High Temperature Passive RFID Tags: What Can They Really Handle?
This question usually comes after something breaks.
A passive RFID tag worked fine during testing.
Then it went into a hot process.
Not extreme, not dramatic—just consistently hot.
Weeks later, reads became unstable. Then silent.
That’s when people start searching for high temperature passive RFID tags, hoping the word “passive” somehow makes things simpler. It doesn’t.
Passive Does Not Mean Resistant
Let’s get this out of the way.
Passive RFID tags do not handle heat better because they are passive.
In many cases, they handle heat worse.
No battery means fewer components, yes. But the weak points—antenna structure, bonding, encapsulation—are still there. Heat does not care whether a tag has power or not.
What “High Temperature” Actually Means in Passive Tags
In real projects, “high temperature” usually falls into one of these ranges:
- 120–150°C, long-term exposure
- 180–220°C, repeated short cycles
- 250°C+, brief process contact
Most passive RFID tags only survive one of these scenarios, not all.
Datasheets rarely say that directly.
Where Passive RFID Tags Fail Under Heat
From field feedback, failure usually begins quietly:
- Read range drops by half
- Orientation sensitivity increases
- Tags read only at certain angles
Then one day, nothing.
The chip may still respond electrically, but the antenna has drifted out of tune. Heat doesn’t destroy it instantly. It moves it slowly, then permanently.
Materials That Make Passive Tags Heat-Tolerant
For high temperature passive RFID tags, material choice matters more than chip choice.
Common working materials include:
- PEEK housings
- PPS encapsulation
- Ceramic-filled polymers
- Glass fiber reinforcement
Soft plastics and thin laminations don’t last. Neither do standard adhesives. The tag may survive heat, but the glue lets go first.
This is something CYKEO sees repeatedly in retrofits.
Passive Tags and Metal: Heat Makes It Worse
Heat and metal together amplify problems.
Metal reflects RF. Heat expands metal. Expansion shifts coupling distance, sometimes by fractions of a millimeter.
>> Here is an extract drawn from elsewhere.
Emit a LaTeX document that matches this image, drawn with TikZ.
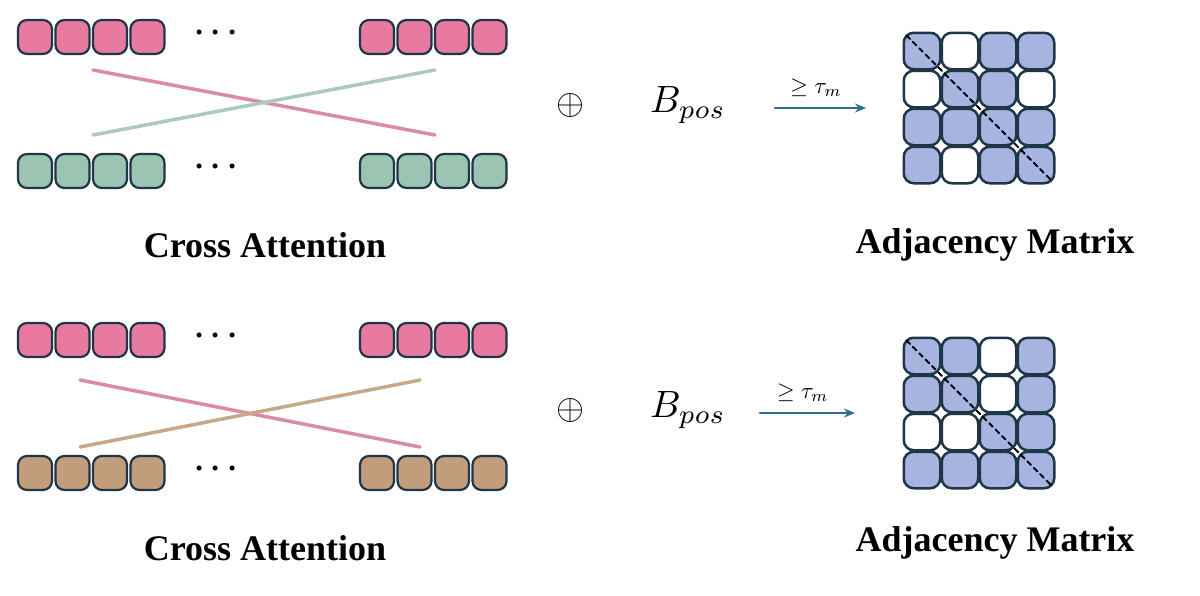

That’s enough to kill read stability.
This is why many high temperature passive RFID tags for metal use:
- Spacers
- Raised housings
- Air gaps
It looks unnecessary until it isn’t.
Read Distance Expectations Need Adjustment
Here’s the uncomfortable truth.
High temperature passive RFID tags will not give you long read ranges. If they do, they won’t survive heat for long.
Thermal resistance usually means thicker housings and denser materials. RF efficiency drops. That’s the trade-off.
Anyone promising both without compromise is skipping physics.
Continuous Heat vs Cycling Heat
Most failures don’t come from peak temperature.
They come from cycles.
Room temperature → 200°C → room temperature, over and over.
Expansion, contraction, micro-cracks.
A tag that survives one cycle may fail after a hundred.
If your process includes ovens, dryers, or curing stages, cycling matters more than maximum heat.
Typical Applications That Actually Work
High temperature passive RFID tags are realistically used in:
- Automotive paint and e-coat lines
- Industrial laundry and textile processing
- Metal tooling identification
- Manufacturing fixtures near furnaces
- Chemical processing racks
In these environments, tags are chosen to survive—not to impress on a spec sheet.
What CYKEO Evaluates First
When CYKEO is asked about high temperature passive RFID tags, the first questions are always practical:
- Maximum sustained temperature
- Duration per cycle
- Number of cycles per day
- Mounting method
- Minimum acceptable read distance
Without this, tag selection is guesswork. Heat punishes guesses.
Common Mistakes Seen in the Field
These come up again and again:
- Choosing tags based only on peak temperature
- Ignoring mounting hardware heat transfer
- Expecting passive tags to behave like active ones
- Overestimating read range in hot metal zones
Most failures are predictable in hindsight.
A Grounded Takeaway
High temperature passive RFID tags work—but only inside narrow boundaries.
They survive because conditions are controlled, not because the tag is magical. When heat, metal, and cycles stack up without planning, passive tags quietly fail.
CYKEO approaches these projects by narrowing expectations early. That’s usually what keeps systems running when the environment stops being friendly.